When we are witness…

The last evening before each Adventure Tour departs for home is spent on a second floor balcony, where we can see the evening sky and feel the cooler breeze of the day. We gather here often during the week to chat about the day’s events; what we saw, what we feel and the effect these things have on us. The last evening we spend together in Haiti isn’t just marked by a summation of our 7 day experience but more importantly, by the question, “what will we do with what we have seen and heard?”

Each visitor to Haiti is assured of an impactful experience. We see. We listen. We feel. We are being witness to. Now what?
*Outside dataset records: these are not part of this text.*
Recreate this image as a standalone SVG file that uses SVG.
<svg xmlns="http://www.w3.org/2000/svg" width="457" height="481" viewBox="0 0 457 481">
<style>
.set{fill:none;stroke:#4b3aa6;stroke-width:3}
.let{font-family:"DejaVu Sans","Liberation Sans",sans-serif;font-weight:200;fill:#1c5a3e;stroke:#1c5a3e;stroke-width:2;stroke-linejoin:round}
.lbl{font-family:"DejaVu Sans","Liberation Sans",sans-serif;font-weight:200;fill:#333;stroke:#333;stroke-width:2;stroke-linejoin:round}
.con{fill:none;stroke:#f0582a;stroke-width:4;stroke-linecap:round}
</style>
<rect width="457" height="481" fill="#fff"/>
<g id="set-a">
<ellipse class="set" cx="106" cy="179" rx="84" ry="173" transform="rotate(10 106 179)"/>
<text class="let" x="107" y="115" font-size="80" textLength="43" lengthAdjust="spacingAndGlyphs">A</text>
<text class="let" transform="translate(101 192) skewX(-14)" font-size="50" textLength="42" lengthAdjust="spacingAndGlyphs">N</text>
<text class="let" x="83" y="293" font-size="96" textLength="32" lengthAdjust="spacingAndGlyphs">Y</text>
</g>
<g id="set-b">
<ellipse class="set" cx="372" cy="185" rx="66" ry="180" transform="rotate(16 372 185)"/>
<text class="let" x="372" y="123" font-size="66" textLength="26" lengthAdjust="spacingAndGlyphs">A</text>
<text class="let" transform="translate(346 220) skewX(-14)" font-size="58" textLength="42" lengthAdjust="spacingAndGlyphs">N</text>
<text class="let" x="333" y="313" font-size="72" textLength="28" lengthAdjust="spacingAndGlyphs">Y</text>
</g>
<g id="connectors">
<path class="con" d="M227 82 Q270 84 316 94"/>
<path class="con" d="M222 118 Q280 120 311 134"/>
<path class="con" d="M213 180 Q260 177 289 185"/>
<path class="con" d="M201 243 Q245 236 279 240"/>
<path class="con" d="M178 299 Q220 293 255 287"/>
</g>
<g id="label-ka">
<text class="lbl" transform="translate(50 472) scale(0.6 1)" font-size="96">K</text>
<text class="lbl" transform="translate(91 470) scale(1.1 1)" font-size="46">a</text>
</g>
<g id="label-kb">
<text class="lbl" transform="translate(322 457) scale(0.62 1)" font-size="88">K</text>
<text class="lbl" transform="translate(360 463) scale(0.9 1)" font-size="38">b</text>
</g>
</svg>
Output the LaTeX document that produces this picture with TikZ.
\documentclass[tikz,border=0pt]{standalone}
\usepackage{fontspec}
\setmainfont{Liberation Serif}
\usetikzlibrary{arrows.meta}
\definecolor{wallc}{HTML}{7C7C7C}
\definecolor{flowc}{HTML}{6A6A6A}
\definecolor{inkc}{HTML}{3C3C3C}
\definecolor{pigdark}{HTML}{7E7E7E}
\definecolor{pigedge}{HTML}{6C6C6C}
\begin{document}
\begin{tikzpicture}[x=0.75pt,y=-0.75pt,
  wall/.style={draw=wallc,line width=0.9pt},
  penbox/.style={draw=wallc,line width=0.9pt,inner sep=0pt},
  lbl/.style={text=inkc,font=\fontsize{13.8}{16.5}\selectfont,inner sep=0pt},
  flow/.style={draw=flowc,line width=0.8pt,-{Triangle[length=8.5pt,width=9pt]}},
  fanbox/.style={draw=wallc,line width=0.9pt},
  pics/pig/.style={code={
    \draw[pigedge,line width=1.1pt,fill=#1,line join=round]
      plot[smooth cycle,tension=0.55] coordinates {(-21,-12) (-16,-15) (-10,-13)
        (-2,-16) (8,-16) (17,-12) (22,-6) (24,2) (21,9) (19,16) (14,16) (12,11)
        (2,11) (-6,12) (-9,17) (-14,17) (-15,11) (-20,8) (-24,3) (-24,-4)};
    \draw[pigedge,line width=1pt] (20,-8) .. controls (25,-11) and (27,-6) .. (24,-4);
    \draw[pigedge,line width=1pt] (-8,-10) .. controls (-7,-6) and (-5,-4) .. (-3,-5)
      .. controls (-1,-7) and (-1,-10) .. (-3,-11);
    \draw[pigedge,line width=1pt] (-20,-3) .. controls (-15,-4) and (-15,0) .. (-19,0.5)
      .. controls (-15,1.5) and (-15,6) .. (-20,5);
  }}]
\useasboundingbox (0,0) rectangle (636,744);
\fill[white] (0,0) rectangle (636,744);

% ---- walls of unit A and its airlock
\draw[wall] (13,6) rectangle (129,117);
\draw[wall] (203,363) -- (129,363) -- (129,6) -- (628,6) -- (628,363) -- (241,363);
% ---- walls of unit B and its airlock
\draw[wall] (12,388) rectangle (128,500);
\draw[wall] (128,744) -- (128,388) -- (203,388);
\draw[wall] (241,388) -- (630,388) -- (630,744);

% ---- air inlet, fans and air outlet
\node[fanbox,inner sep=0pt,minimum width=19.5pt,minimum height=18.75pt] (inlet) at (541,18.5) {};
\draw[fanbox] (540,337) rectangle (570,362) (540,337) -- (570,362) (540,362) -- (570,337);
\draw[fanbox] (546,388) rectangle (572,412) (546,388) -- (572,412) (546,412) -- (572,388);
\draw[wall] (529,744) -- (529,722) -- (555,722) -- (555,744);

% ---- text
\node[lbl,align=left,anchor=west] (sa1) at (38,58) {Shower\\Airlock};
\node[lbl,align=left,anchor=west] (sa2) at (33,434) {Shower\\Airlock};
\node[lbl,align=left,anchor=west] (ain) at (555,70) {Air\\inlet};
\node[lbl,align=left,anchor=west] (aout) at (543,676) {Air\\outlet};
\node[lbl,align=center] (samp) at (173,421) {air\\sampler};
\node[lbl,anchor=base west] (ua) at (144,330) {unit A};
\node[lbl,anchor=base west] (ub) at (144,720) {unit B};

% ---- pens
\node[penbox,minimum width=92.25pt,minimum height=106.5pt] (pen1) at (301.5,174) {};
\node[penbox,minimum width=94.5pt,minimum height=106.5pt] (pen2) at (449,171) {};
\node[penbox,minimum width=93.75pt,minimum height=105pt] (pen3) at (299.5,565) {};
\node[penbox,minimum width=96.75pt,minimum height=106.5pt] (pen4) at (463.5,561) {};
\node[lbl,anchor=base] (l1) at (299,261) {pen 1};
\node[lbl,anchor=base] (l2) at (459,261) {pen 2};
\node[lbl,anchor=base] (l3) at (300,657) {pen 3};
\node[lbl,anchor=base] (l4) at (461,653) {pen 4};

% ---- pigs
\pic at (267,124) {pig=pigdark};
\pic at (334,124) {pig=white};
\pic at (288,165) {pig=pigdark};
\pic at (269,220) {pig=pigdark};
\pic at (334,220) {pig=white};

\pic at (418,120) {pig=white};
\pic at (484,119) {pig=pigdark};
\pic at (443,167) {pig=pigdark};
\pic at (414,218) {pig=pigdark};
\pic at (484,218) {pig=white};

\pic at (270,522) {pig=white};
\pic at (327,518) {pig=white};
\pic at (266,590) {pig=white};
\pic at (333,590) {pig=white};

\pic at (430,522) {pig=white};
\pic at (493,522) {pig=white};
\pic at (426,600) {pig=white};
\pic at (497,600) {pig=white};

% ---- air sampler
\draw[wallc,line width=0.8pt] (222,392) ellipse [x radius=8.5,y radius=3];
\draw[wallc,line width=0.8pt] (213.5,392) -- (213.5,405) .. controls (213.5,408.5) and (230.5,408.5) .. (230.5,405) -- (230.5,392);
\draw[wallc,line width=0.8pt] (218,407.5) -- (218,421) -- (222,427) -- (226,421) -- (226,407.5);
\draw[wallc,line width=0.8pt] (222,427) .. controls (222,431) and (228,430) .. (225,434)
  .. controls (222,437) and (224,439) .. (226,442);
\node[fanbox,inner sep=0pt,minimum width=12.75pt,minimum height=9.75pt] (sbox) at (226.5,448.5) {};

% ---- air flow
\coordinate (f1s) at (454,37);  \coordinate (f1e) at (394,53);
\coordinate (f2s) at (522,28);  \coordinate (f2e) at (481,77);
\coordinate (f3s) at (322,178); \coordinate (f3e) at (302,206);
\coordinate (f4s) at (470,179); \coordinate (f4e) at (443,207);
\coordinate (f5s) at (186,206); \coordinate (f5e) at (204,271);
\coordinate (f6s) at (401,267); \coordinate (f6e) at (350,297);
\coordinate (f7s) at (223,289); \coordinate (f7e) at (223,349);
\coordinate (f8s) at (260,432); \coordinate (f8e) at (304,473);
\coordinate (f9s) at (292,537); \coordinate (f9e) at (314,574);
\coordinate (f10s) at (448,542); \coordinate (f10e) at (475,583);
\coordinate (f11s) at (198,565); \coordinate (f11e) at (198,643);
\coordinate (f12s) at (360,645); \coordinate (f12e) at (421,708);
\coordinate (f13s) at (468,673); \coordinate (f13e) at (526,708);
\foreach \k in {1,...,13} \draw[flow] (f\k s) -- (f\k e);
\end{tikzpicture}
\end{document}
This question affects me deeply as a Christian. Moreover, as a Christian, involved in Haiti, this question is a daily preoccupation. What do I do with what I see and hear? How do I respond responsibly, intelligently and compassionately? Some of the answers were closer to me than I had once thought.

I have known writer Urie Bender for most of my adult life. I have come to respect his keen observation of life and his provocative candor, both as a conversationalist and as a writer. If I thought he was the writer of choice to document FIDA’s activities in Haiti, I became absolutely convinced when I read his book, The Witness: Message, Method, Motivation.

Written some 37 years ago, when he was barely in his 40s, I found myself in a cover-to-cover breathless read. “… life conveys a message. Actions communicate. The messenger becomes the message. The word must be made flesh in our lives. An effective witness implies relationship and accepting to walk a long road. An effective witness implies a willingness to share, to search, to seek relationships of mutual regard, carefully built through acquaintance, acceptance and dialogue… honest dialogue.”

To be an effective witness is no small task. Indeed, much is required of us daily when we commit to being a true witness. It is an awesome challenge and one that I fully embrace.

I see this kind of witness in my parents. I see it in my coworkers here at FIDA. I see it in Janet, Pierre Richard, Cassandre and all our fellow workers in Haiti.

As for my fellow travellers? Your witness has translated into articles and pictures, storytelling and sharing, financial support and personal relationships here in Haiti and here in Canada. You have shared your transformation and, in turn, have enabled the transformation of others.

This is true witness. This is witness that listens and responds.